Why the downscaling of Dial-a-Ride is a setback for disability rights
Unmute Dancers are dependent on the Dial-a-ride service.
Image: Supplied.
When will our public leaders begin to understand that persons with disabilities are not a homogeneous group? Different disabilities require different aids and resources including public transport that can ensure proper and safe access to places of work, health facilities and recreation for those who are differently abled.
The City of Cape Town’s recent announcement to downscale its Dial-a-Ride services for persons with disabilities has serious negative implications for this already vulnerable group who do not have their own transport and rely specifically on Dial-a-ride for their daily commute to their workplaces and visits to clinics and hospitals.
Dial-a-Ride will from next month on only be available for wheelchair users and people with severe walking impairments and will exclude persons with visual and cognitive impairments, elderly people and organisations using the service to transport people with disabilities. It is once again poor communities who are going to suffer with this inhumane decision. Government policies dictate that 3% of the workforce at government institutions should be persons with disabilities. How are our visually-impaired citizens depended on this service going to get to work? Or those with hearing challenges, for that matter?
Using a standard taxi already means you must pay for your wheelchair and for your seat, but you are poor!
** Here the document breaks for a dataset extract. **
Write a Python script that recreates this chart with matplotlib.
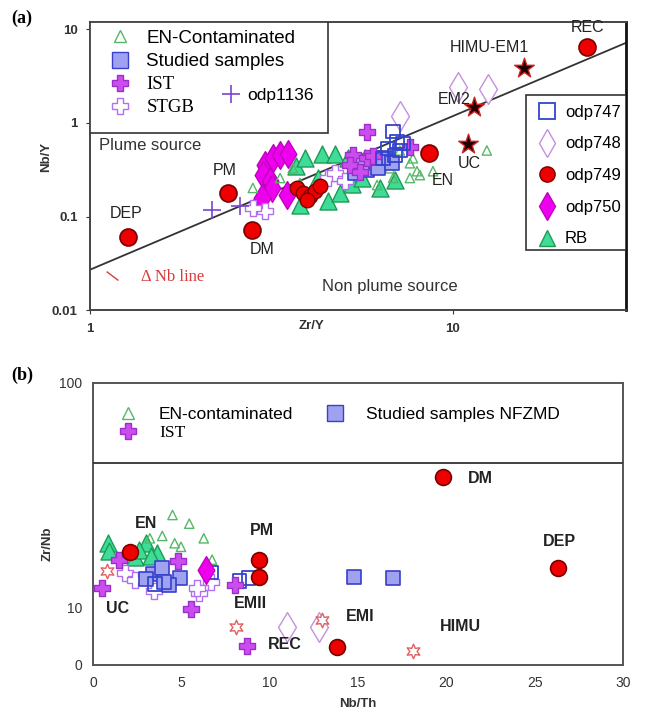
import matplotlib.pyplot as plt
from matplotlib.lines import Line2D
from matplotlib.patches import Rectangle

# ---------------- panel (a): Nb/Y vs Zr/Y ----------------
en_cont_x = [2.81, 3.34, 3.62, 6.18, 6.84, 7.61, 8.11, 7.61, 7.96, 8.81, 12.4, 7.14, 7.76, 6.70, 3.79]
en_cont_y = [0.202, 0.258, 0.328, 0.217, 0.258, 0.258, 0.277, 0.371, 0.305, 0.305, 0.508, 0.508, 0.419, 0.328, 0.228]
studied_x = [5.37, 5.80, 6.21, 6.50, 6.10, 5.61, 6.79]
studied_y = [0.29, 0.313, 0.328, 0.419, 0.419, 0.371, 0.371]
ist_x = [5.80, 5.30, 5.80, 6.02, 5.20, 7.61, 5.55]
ist_y = [0.807, 0.45, 0.419, 0.44, 0.353, 0.56, 0.30]
stgb_x = [4.53, 3.03, 2.81, 4.73, 5.04]
stgb_y = [0.258, 0.115, 0.124, 0.29, 0.24]
odp1136_x = [2.17, 2.59]
odp1136_y = [0.118, 0.13]
odp747_x = [6.84, 7.01, 7.14, 6.62, 7.28, 6.41, 6.92]
odp747_y = [0.807, 0.632, 0.508, 0.533, 0.602, 0.419, 0.45]
odp748_x = [10.3, 12.5, 7.14]
odp748_y = [2.41, 2.3, 1.19]
odp749_x = [3.72, 3.86, 4.04, 4.17, 4.3, 3.96]
odp749_y = [0.202, 0.179, 0.166, 0.188, 0.212, 0.151]
odp750_x = [3.03, 3.19, 3.34, 3.51, 3.0, 3.13, 3.17, 2.98, 3.49]
odp750_y = [0.353, 0.42, 0.45, 0.47, 0.277, 0.239, 0.202, 0.158, 0.17]
rb_x = [3.69, 3.91, 4.36, 4.73, 5.14, 3.79, 4.53, 4.88, 5.27, 5.61, 6.29, 6.92, 4.25, 5.72]
rb_y = [0.344, 0.419, 0.47, 0.47, 0.419, 0.133, 0.147, 0.179, 0.222, 0.258, 0.202, 0.245, 0.258, 0.419]

# reference reservoirs (a)
ref_circ_names = ["REC", "EN", "PM", "DM", "DEP"]
ref_circ_x = [23.4, 8.6, 2.4, 2.79, 1.27]
ref_circ_y = [6.5, 0.48, 0.18, 0.071, 0.06]
ref_star_names = ["HIMU-EM1", "EM2", "UC"]
ref_star_x = [15.7, 11.4, 11.0]
ref_star_y = [3.9, 1.48, 0.59]
ref_lab_a = {"REC": (23.5, 10.4), "HIMU-EM1": (12.6, 6.4), "EM2": (10.1, 1.8),
             "UC": (11.1, 0.37), "EN": (9.4, 0.245), "PM": (2.35, 0.31),
             "DM": (2.98, 0.044), "DEP": (1.26, 0.107)}
dnb_x = [1, 30]
dnb_y = [0.027, 7.2]

# ---------------- panel (b): Zr/Nb vs Nb/Th ----------------
b_en_cont_x = [4.5, 5.45, 6.27, 3.92, 4.62, 4.98, 6.74, 3.22]
b_en_cont_y = [25.9, 23.7, 20.4, 20.9, 19.4, 18.7, 16.4, 20.4]
b_studied_x = [14.8, 17.0, 3.4, 3.9, 4.9, 4.3, 3.0, 4.0]
b_studied_y = [13.8, 13.6, 14.1, 15.0, 13.6, 12.7, 13.4, 13.0]
b_odp747_x = [8.3, 8.8, 6.7, 3.5]
b_odp747_y = [13.2, 13.6, 14.4, 12.8]
b_ist_x = [0.52, 1.46, 4.79, 5.52, 8.03, 8.69]
b_ist_y = [12.3, 16.4, 16.1, 9.8, 12.7, 3.4]
b_stgb_x = [1.8, 3.45, 6.0, 6.7, 2.4, 5.9]
b_stgb_y = [14.3, 11.9, 11.7, 13.0, 13.3, 12.3]
b_odp750_x = [6.4]
b_odp750_y = [14.8]
b_odp748_x = [11.0, 12.8]
b_odp748_y = [6.6, 6.6]
b_rb_x = [0.87, 0.9, 2.4, 3.0, 3.6, 2.6, 3.3]
b_rb_y = [19.4, 18.0, 16.9, 19.4, 17.5, 18.1, 17.0]
b_circ_x = [19.8, 26.3, 9.37, 9.37, 2.09, 13.8]
b_circ_y = [38.1, 15.0, 16.4, 13.8, 17.8, 3.2]
b_hex_x = [0.82, 8.07, 12.96, 18.1]
b_hex_y = [14.6, 6.7, 7.9, 2.5]
ref_lab_b = {"DM": (21.9, 37.6), "DEP": (26.4, 19.7), "PM": (9.55, 22.0),
             "EN": (3.03, 23.7), "UC": (1.38, 9.9), "EMII": (8.9, 10.5),
             "REC": (10.85, 3.66), "EMI": (15.1, 8.5), "HIMU": (20.8, 6.7)}

# styles
GREEN_F, GREEN_E = "#3ddc97", "#1f9a55"
SQ_F, SQ_E = "#9fa2f0", "#3a3fcc"
IST_F, IST_E = "#cc4cf0", "#9a30c8"
STGB_E = "#b070f0"
RED_F, RED_E = "#ee0000", "#7a0000"
sty = {
    "en_cont": dict(marker="^", facecolor="none", edgecolor="#55b866", s=45, linewidths=1.0),
    "studied": dict(marker="s", facecolor=SQ_F, edgecolor=SQ_E, s=95, linewidths=1.2),
    "ist": dict(marker="P", facecolor=IST_F, edgecolor=IST_E, s=140, linewidths=1.0),
    "stgb": dict(marker="P", facecolor="white", edgecolor=STGB_E, s=140, linewidths=1.0),
    "odp1136": dict(marker="+", color="#7a44d0", s=160, linewidths=1.2),
    "odp747": dict(marker="s", facecolor="none", edgecolor="#3344cc", s=95, linewidths=1.3),
    "odp748": dict(marker="d", facecolor="white", edgecolor="#c690dc", s=230, linewidths=1.0),
    "odp749": dict(marker="o", facecolor=RED_F, edgecolor=RED_E, s=110, linewidths=1.0),
    "odp750": dict(marker="d", facecolor="#ee00ee", edgecolor="#c000c0", s=200, linewidths=1.0),
    "rb": dict(marker="^", facecolor=GREEN_F, edgecolor=GREEN_E, s=150, linewidths=1.0),
}

fig = plt.figure(figsize=(6.49, 7.2), dpi=100)
plt.rcParams['font.family'] = ['Liberation Sans', 'DejaVu Sans']
SERIF = ['Liberation Serif', 'DejaVu Serif']

# ======== (a) ========
ax = fig.add_axes([0.1387, 0.5694, 0.826, 0.40])
ax.set_xscale('log')
ax.set_yscale('log')
ax.set_xlim(1, 30)
ax.set_ylim(0.01, 12)

ax.plot(dnb_x, dnb_y, color="#333333", lw=1.3, zorder=1)
ax.scatter(odp750_x, odp750_y, zorder=3, **sty["odp750"])
ax.scatter(rb_x, rb_y, zorder=3, **sty["rb"])
ax.scatter(en_cont_x, en_cont_y, zorder=3, **sty["en_cont"])
ax.scatter(odp749_x, odp749_y, zorder=4, **sty["odp749"])
ax.scatter(stgb_x, stgb_y, zorder=3, **sty["stgb"])
ax.scatter(studied_x, studied_y, zorder=3, **sty["studied"])
ax.scatter(ist_x, ist_y, zorder=3, **sty["ist"])
ax.scatter(odp747_x, odp747_y, zorder=4, **sty["odp747"])
ax.scatter(odp748_x, odp748_y, zorder=3, **sty["odp748"])
ax.scatter(odp1136_x, odp1136_y, zorder=3, **sty["odp1136"])
ax.scatter(ref_circ_x, ref_circ_y, marker="o", facecolor=RED_F, edgecolor=RED_E,
           s=150, linewidths=1.2, zorder=5)
ax.scatter(ref_star_x, ref_star_y, marker="*", facecolor="#200000", edgecolor="#d02020",
           s=220, linewidths=1.0, zorder=5)
for name, (tx, ty) in ref_lab_a.items():
    ax.text(tx, ty, name, fontsize=11.5, color="#222222", ha="center", va="center", zorder=6)

ax.text(0.112, 0.573, "Plume source", transform=ax.transAxes, fontsize=12,
        color="#333333", ha="center", va="center")
ax.text(0.56, 0.08, "Non plume source", transform=ax.transAxes, fontsize=12,
        color="#333333", ha="center", va="center")
ax.text(0.155, 0.115, "\u0394 Nb line", transform=ax.transAxes, fontsize=12,
        color="#d83c3c", family=SERIF, ha="center", va="center")
ax.plot([0.032, 0.052], [0.132, 0.104], transform=ax.transAxes, color="#d83c3c", lw=1)

# left legend box
ax.add_patch(Rectangle((0, 0.615), 0.444, 0.385, transform=ax.transAxes, facecolor="white",
                       edgecolor="#333333", lw=1.2, zorder=7))
h1 = [Line2D([], [], ls="none", marker="^", mfc="none", mec="#55b866", ms=9),
      Line2D([], [], ls="none", marker="s", mfc=SQ_F, mec=SQ_E, ms=11),
      Line2D([], [], ls="none", marker="P", mfc=IST_F, mec=IST_E, ms=12),
      Line2D([], [], ls="none", marker="P", mfc="white", mec=STGB_E, ms=12)]
leg1 = ax.legend(h1, ["EN-Contaminated", "Studied samples", "IST", "STGB"],
                 loc="upper left", bbox_to_anchor=(0.0, 1.025), frameon=False, fontsize=13.5,
                 handletextpad=0.6, labelspacing=0.32, handlelength=1.6, borderpad=0.3)
leg1.set_zorder(8)
for t in leg1.get_texts()[2:]:
    t.set_fontfamily(SERIF)
ax.add_artist(leg1)
h2 = [Line2D([], [], ls="none", marker="+", color="#7a44d0", ms=13, mew=1.2)]
leg2 = ax.legend(h2, ["odp1136"], loc="center left", bbox_to_anchor=(0.215, 0.745),
                 frameon=False, fontsize=12.5, handletextpad=0.3, handlelength=1.2)
leg2.set_zorder(8)
ax.add_artist(leg2)

# right legend box
ax.add_patch(Rectangle((0.813, 0.208), 0.187, 0.539, transform=ax.transAxes, facecolor="white",
                       edgecolor="#333333", lw=1.2, zorder=7))
h3 = [Line2D([], [], ls="none", marker="s", mfc="none", mec="#3344cc", ms=12, mew=1.3),
      Line2D([], [], ls="none", marker="d", mfc="white", mec="#c690dc", ms=14),
      Line2D([], [], ls="none", marker="o", mfc=RED_F, mec=RED_E, ms=11),
      Line2D([], [], ls="none", marker="d", mfc="#ee00ee", mec="#c000c0", ms=14),
      Line2D([], [], ls="none", marker="^", mfc=GREEN_F, mec=GREEN_E, ms=12)]
leg3 = ax.legend(h3, ["odp747", "odp748", "odp749", "odp750", "RB"], loc="upper left",
                 bbox_to_anchor=(0.805, 0.765), frameon=False, fontsize=12,
                 handletextpad=0.4, labelspacing=1.0, handlelength=1.3)
leg3.set_zorder(8)

ax.set_xticks([1, 10])
ax.set_xticklabels(["1", "10"])
ax.set_yticks([0.01, 0.1, 1, 10])
ax.set_yticklabels(["0.01", "0.1", "1", "10"])
ax.minorticks_off()
ax.tick_params(labelsize=9.5, colors="#333333", length=3, pad=6)
for t in ax.get_xticklabels() + ax.get_yticklabels():
    t.set_fontweight("bold")
ax.set_xlabel("Zr/Y", fontsize=9.5, fontweight="bold", color="#333333")
ax.xaxis.set_label_coords(0.414, -0.035)
ax.set_ylabel("Nb/Y", fontsize=9.5, fontweight="bold", color="#333333")
ax.yaxis.set_label_coords(-0.07, 0.53)
for s in ax.spines.values():
    s.set_color("#444444")
    s.set_linewidth(1.4)
ax.spines["right"].set_color("#111111")
ax.spines["right"].set_linewidth(2)

# ======== (b) ========
bx = fig.add_axes([0.1433, 0.0764, 0.8167, 0.3917])
bx.set_yscale('symlog', linthresh=10, linscale=0.228)
bx.set_xlim(0, 30)
bx.set_ylim(0, 100)

bx.scatter(b_rb_x, b_rb_y, zorder=3, **sty["rb"])
bx.scatter(b_en_cont_x, b_en_cont_y, zorder=3, **sty["en_cont"])
bx.scatter(b_stgb_x, b_stgb_y, zorder=3, **sty["stgb"])
bx.scatter(b_studied_x, b_studied_y, zorder=3, **sty["studied"])
bx.scatter(b_odp747_x, b_odp747_y, zorder=3, **sty["odp747"])
bx.scatter(b_ist_x, b_ist_y, zorder=4, **sty["ist"])
bx.scatter(b_odp750_x, b_odp750_y, zorder=4, **sty["odp750"])
bx.scatter(b_odp748_x, b_odp748_y, zorder=3, **sty["odp748"])
bx.scatter(b_circ_x, b_circ_y, marker="o", facecolor=RED_F, edgecolor=RED_E,
           s=130, linewidths=1.2, zorder=5)
bx.scatter(b_hex_x, b_hex_y, marker=(6, 1, 0), facecolor="white", edgecolor="#e06060",
           s=110, linewidths=1.0, zorder=5)
for name, (tx, ty) in ref_lab_b.items():
    bx.text(tx, ty, name, fontsize=11.5, fontweight="bold", color="#222222",
            ha="center", va="center", zorder=6)

bx.axhline(44, color="#333333", lw=1.3, zorder=7)
hb = [Line2D([], [], ls="none", marker="^", mfc="none", mec="#55b866", ms=8),
      Line2D([], [], ls="none", marker="P", mfc=IST_F, mec=IST_E, ms=12),
      Line2D([], [], ls="none", marker="s", mfc=SQ_F, mec=SQ_E, ms=11)]
legb = bx.legend(hb, ["EN-contaminated", "IST", "Studied samples NFZMD"], ncol=2,
                 loc="upper left", bbox_to_anchor=(0.01, 0.97), frameon=False, fontsize=12.5,
                 handletextpad=1.0, labelspacing=0.15, columnspacing=1.6, handlelength=1.6)
legb.get_texts()[1].set_fontfamily(SERIF)

bx.set_xticks([0, 5, 10, 15, 20, 25, 30])
bx.set_yticks([0, 10, 100])
bx.set_yticklabels(["0", "10", "100"])
bx.yaxis.set_minor_locator(plt.NullLocator())
bx.tick_params(labelsize=10, colors="#333333", length=0, pad=8)
bx.set_xlabel("Nb/Th", fontsize=9.5, fontweight="bold", color="#333333", labelpad=6)
bx.set_ylabel("Zr/Nb", fontsize=9.5, fontweight="bold", color="#333333")
bx.yaxis.set_label_coords(-0.075, 0.43)
for s in bx.spines.values():
    s.set_color("#555555")
    s.set_linewidth(1.4)

fig.text(0.018, 0.975, "(a)", fontsize=13, fontweight="bold", family=SERIF, va="center")
fig.text(0.018, 0.478, "(b)", fontsize=13, fontweight="bold", family=SERIF, va="center")

fig.savefig("out.png", dpi=100)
The Unmute Dance Company for persons with disabilities based at Artscape as one of their associated companies, depends largely on Dial-a-Ride for transport for their professional dancers and trainers. Being excluded from this service means Unmute will not be able to fulfil their mandate of ensuring performing artists with different disabilities develop to their full potential as professionals.
There are numerous other NGOs providing essential humanitarian functions in our city, which will be severely harmed by this decision. This is absolute discrimination. For years we’ve lobbied for Dial-A-Ride to be managed by persons with disabilities and that it should be a service that is all-inclusive to serve the needs of persons who are differently abled: going to buy their groceries, going to the hospital, going to the theatre.
We are human beings. We reject this short-sighted decision by the City of Cape Town and call for a humane solution to allow persons with disabilities and the elderly to live with dignity and respect. I urgently appeal to the City to prioritise the needs of persons with disabilities, to stop talking about budget constraints and to rather seek ways in which the Dial-a-Ride services can be appropriately and equitably transformed by allowing relevant stakeholders such as the Western Cape Network on Disability and other reputed disability champions to consult with the City on this issue, in order to ensure human dignity and humanity are restored in the lives of persons with disabilities whose daily struggle is just about surviving in this cruel world. Nothing about us without us!